■ Source data ■
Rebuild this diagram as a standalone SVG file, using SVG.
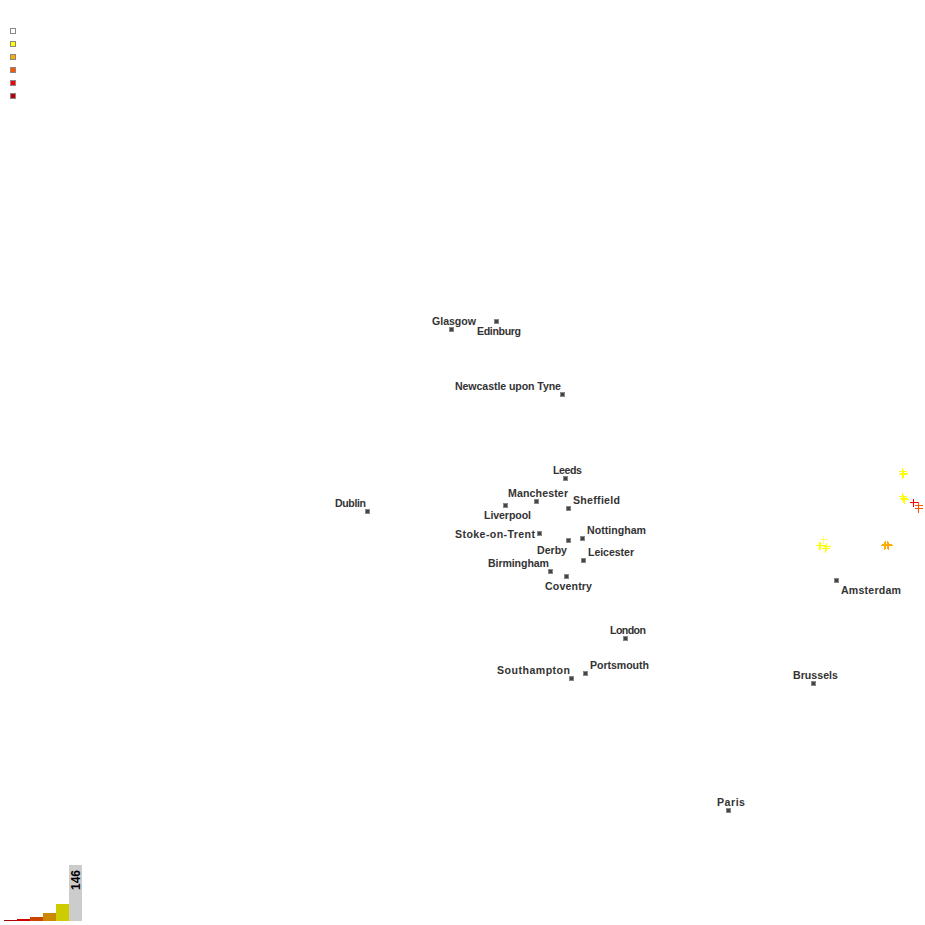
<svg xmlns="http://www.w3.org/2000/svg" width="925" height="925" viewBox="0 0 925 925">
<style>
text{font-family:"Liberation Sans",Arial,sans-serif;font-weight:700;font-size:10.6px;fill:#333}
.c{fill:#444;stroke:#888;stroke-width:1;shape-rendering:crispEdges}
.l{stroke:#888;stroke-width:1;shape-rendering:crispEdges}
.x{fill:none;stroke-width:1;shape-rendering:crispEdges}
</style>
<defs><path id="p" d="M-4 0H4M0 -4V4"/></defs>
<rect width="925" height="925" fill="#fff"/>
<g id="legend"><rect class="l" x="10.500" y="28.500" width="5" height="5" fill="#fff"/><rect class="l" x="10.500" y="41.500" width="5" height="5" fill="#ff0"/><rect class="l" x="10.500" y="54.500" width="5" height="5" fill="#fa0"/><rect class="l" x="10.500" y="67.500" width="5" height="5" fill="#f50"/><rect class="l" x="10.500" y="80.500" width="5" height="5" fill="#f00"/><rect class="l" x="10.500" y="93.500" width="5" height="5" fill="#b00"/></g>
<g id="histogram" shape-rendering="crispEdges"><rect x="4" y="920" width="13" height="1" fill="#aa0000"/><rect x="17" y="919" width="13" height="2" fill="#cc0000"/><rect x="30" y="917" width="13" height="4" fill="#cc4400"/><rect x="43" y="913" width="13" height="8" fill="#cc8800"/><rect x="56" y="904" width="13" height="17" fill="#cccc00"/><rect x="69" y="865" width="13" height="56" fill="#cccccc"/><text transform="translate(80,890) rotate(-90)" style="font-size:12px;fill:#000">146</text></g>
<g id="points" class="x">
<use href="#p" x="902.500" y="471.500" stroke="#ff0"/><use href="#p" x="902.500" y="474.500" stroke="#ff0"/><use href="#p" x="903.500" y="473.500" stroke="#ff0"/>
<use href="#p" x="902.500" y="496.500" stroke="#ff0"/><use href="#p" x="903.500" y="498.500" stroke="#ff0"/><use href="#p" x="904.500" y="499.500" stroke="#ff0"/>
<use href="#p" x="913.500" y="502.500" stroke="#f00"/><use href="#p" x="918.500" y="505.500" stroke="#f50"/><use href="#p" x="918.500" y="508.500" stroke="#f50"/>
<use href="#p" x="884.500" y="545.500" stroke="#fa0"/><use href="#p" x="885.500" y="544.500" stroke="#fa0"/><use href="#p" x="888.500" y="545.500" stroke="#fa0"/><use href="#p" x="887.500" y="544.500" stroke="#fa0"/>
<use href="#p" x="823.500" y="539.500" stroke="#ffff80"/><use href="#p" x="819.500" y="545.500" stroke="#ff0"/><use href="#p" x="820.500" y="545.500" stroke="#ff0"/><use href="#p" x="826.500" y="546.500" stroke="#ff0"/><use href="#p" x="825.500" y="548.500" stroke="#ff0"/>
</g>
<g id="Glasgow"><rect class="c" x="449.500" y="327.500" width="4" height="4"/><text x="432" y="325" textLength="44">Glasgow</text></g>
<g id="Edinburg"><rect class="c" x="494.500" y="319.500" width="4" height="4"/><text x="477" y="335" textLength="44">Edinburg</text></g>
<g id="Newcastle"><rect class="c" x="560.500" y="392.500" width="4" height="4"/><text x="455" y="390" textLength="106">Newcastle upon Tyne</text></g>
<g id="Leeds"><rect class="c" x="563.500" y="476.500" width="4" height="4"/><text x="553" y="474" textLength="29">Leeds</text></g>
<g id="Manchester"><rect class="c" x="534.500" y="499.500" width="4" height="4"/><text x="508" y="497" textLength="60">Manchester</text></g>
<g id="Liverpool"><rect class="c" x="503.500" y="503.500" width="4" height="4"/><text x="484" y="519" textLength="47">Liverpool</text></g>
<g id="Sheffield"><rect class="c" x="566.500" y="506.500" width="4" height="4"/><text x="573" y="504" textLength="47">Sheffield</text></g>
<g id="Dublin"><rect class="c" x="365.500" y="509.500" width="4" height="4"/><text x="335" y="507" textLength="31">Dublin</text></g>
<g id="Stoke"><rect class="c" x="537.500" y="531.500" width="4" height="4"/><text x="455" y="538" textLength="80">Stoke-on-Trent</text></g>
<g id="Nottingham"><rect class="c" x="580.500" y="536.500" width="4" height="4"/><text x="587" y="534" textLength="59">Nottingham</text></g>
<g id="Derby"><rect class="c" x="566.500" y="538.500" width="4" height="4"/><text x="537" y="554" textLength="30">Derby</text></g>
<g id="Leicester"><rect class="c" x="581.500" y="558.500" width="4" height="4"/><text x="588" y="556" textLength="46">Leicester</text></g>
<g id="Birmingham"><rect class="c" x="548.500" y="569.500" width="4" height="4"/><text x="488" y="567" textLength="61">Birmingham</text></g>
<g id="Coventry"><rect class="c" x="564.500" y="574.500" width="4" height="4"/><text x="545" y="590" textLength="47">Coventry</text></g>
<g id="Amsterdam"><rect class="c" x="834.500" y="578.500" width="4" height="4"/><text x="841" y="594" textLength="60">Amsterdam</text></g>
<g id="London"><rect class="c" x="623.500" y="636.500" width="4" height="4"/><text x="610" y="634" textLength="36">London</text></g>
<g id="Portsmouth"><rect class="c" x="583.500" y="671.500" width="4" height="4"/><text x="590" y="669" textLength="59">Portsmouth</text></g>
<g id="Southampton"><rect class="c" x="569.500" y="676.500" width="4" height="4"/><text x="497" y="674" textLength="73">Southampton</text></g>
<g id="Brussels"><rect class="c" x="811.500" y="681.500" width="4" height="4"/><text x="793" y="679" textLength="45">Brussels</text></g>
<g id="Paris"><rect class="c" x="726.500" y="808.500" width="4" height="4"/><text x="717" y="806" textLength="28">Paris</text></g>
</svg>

■ Exercise details ■
Return the listing above unchanged, apart from dropping its pictures.

■ Result of the task ■
Rebuild this diagram as a standalone SVG file, using SVG.
<svg xmlns="http://www.w3.org/2000/svg" width="925" height="925" viewBox="0 0 925 925">
<style>
text{font-family:"Liberation Sans",Arial,sans-serif;font-weight:700;font-size:10.6px;fill:#333}
.c{fill:#444;stroke:#888;stroke-width:1;shape-rendering:crispEdges}
.l{stroke:#888;stroke-width:1;shape-rendering:crispEdges}
.x{fill:none;stroke-width:1;shape-rendering:crispEdges}
</style>
<defs><path id="p" d="M-4 0H4M0 -4V4"/></defs>
<rect width="925" height="925" fill="#fff"/>
<g id="legend"><rect class="l" x="10.500" y="28.500" width="5" height="5" fill="#fff"/><rect class="l" x="10.500" y="41.500" width="5" height="5" fill="#ff0"/><rect class="l" x="10.500" y="54.500" width="5" height="5" fill="#fa0"/><rect class="l" x="10.500" y="67.500" width="5" height="5" fill="#f50"/><rect class="l" x="10.500" y="80.500" width="5" height="5" fill="#f00"/><rect class="l" x="10.500" y="93.500" width="5" height="5" fill="#b00"/></g>
<g id="histogram" shape-rendering="crispEdges"><rect x="4" y="920" width="13" height="1" fill="#aa0000"/><rect x="17" y="919" width="13" height="2" fill="#cc0000"/><rect x="30" y="917" width="13" height="4" fill="#cc4400"/><rect x="43" y="913" width="13" height="8" fill="#cc8800"/><rect x="56" y="904" width="13" height="17" fill="#cccc00"/><rect x="69" y="865" width="13" height="56" fill="#cccccc"/><text transform="translate(80,890) rotate(-90)" style="font-size:12px;fill:#000">146</text></g>
<g id="points" class="x">
<use href="#p" x="902.500" y="471.500" stroke="#ff0"/><use href="#p" x="902.500" y="474.500" stroke="#ff0"/><use href="#p" x="903.500" y="473.500" stroke="#ff0"/>
<use href="#p" x="902.500" y="496.500" stroke="#ff0"/><use href="#p" x="903.500" y="498.500" stroke="#ff0"/><use href="#p" x="904.500" y="499.500" stroke="#ff0"/>
<use href="#p" x="913.500" y="502.500" stroke="#f00"/><use href="#p" x="918.500" y="505.500" stroke="#f50"/><use href="#p" x="918.500" y="508.500" stroke="#f50"/>
<use href="#p" x="884.500" y="545.500" stroke="#fa0"/><use href="#p" x="885.500" y="544.500" stroke="#fa0"/><use href="#p" x="888.500" y="545.500" stroke="#fa0"/><use href="#p" x="887.500" y="544.500" stroke="#fa0"/>
<use href="#p" x="823.500" y="539.500" stroke="#ffff80"/><use href="#p" x="819.500" y="545.500" stroke="#ff0"/><use href="#p" x="820.500" y="545.500" stroke="#ff0"/><use href="#p" x="826.500" y="546.500" stroke="#ff0"/><use href="#p" x="825.500" y="548.500" stroke="#ff0"/>
</g>
<g id="Glasgow"><rect class="c" x="449.500" y="327.500" width="4" height="4"/><text x="432" y="325" textLength="44">Glasgow</text></g>
<g id="Edinburg"><rect class="c" x="494.500" y="319.500" width="4" height="4"/><text x="477" y="335" textLength="44">Edinburg</text></g>
<g id="Newcastle"><rect class="c" x="560.500" y="392.500" width="4" height="4"/><text x="455" y="390" textLength="106">Newcastle upon Tyne</text></g>
<g id="Leeds"><rect class="c" x="563.500" y="476.500" width="4" height="4"/><text x="553" y="474" textLength="29">Leeds</text></g>
<g id="Manchester"><rect class="c" x="534.500" y="499.500" width="4" height="4"/><text x="508" y="497" textLength="60">Manchester</text></g>
<g id="Liverpool"><rect class="c" x="503.500" y="503.500" width="4" height="4"/><text x="484" y="519" textLength="47">Liverpool</text></g>
<g id="Sheffield"><rect class="c" x="566.500" y="506.500" width="4" height="4"/><text x="573" y="504" textLength="47">Sheffield</text></g>
<g id="Dublin"><rect class="c" x="365.500" y="509.500" width="4" height="4"/><text x="335" y="507" textLength="31">Dublin</text></g>
<g id="Stoke"><rect class="c" x="537.500" y="531.500" width="4" height="4"/><text x="455" y="538" textLength="80">Stoke-on-Trent</text></g>
<g id="Nottingham"><rect class="c" x="580.500" y="536.500" width="4" height="4"/><text x="587" y="534" textLength="59">Nottingham</text></g>
<g id="Derby"><rect class="c" x="566.500" y="538.500" width="4" height="4"/><text x="537" y="554" textLength="30">Derby</text></g>
<g id="Leicester"><rect class="c" x="581.500" y="558.500" width="4" height="4"/><text x="588" y="556" textLength="46">Leicester</text></g>
<g id="Birmingham"><rect class="c" x="548.500" y="569.500" width="4" height="4"/><text x="488" y="567" textLength="61">Birmingham</text></g>
<g id="Coventry"><rect class="c" x="564.500" y="574.500" width="4" height="4"/><text x="545" y="590" textLength="47">Coventry</text></g>
<g id="Amsterdam"><rect class="c" x="834.500" y="578.500" width="4" height="4"/><text x="841" y="594" textLength="60">Amsterdam</text></g>
<g id="London"><rect class="c" x="623.500" y="636.500" width="4" height="4"/><text x="610" y="634" textLength="36">London</text></g>
<g id="Portsmouth"><rect class="c" x="583.500" y="671.500" width="4" height="4"/><text x="590" y="669" textLength="59">Portsmouth</text></g>
<g id="Southampton"><rect class="c" x="569.500" y="676.500" width="4" height="4"/><text x="497" y="674" textLength="73">Southampton</text></g>
<g id="Brussels"><rect class="c" x="811.500" y="681.500" width="4" height="4"/><text x="793" y="679" textLength="45">Brussels</text></g>
<g id="Paris"><rect class="c" x="726.500" y="808.500" width="4" height="4"/><text x="717" y="806" textLength="28">Paris</text></g>
</svg>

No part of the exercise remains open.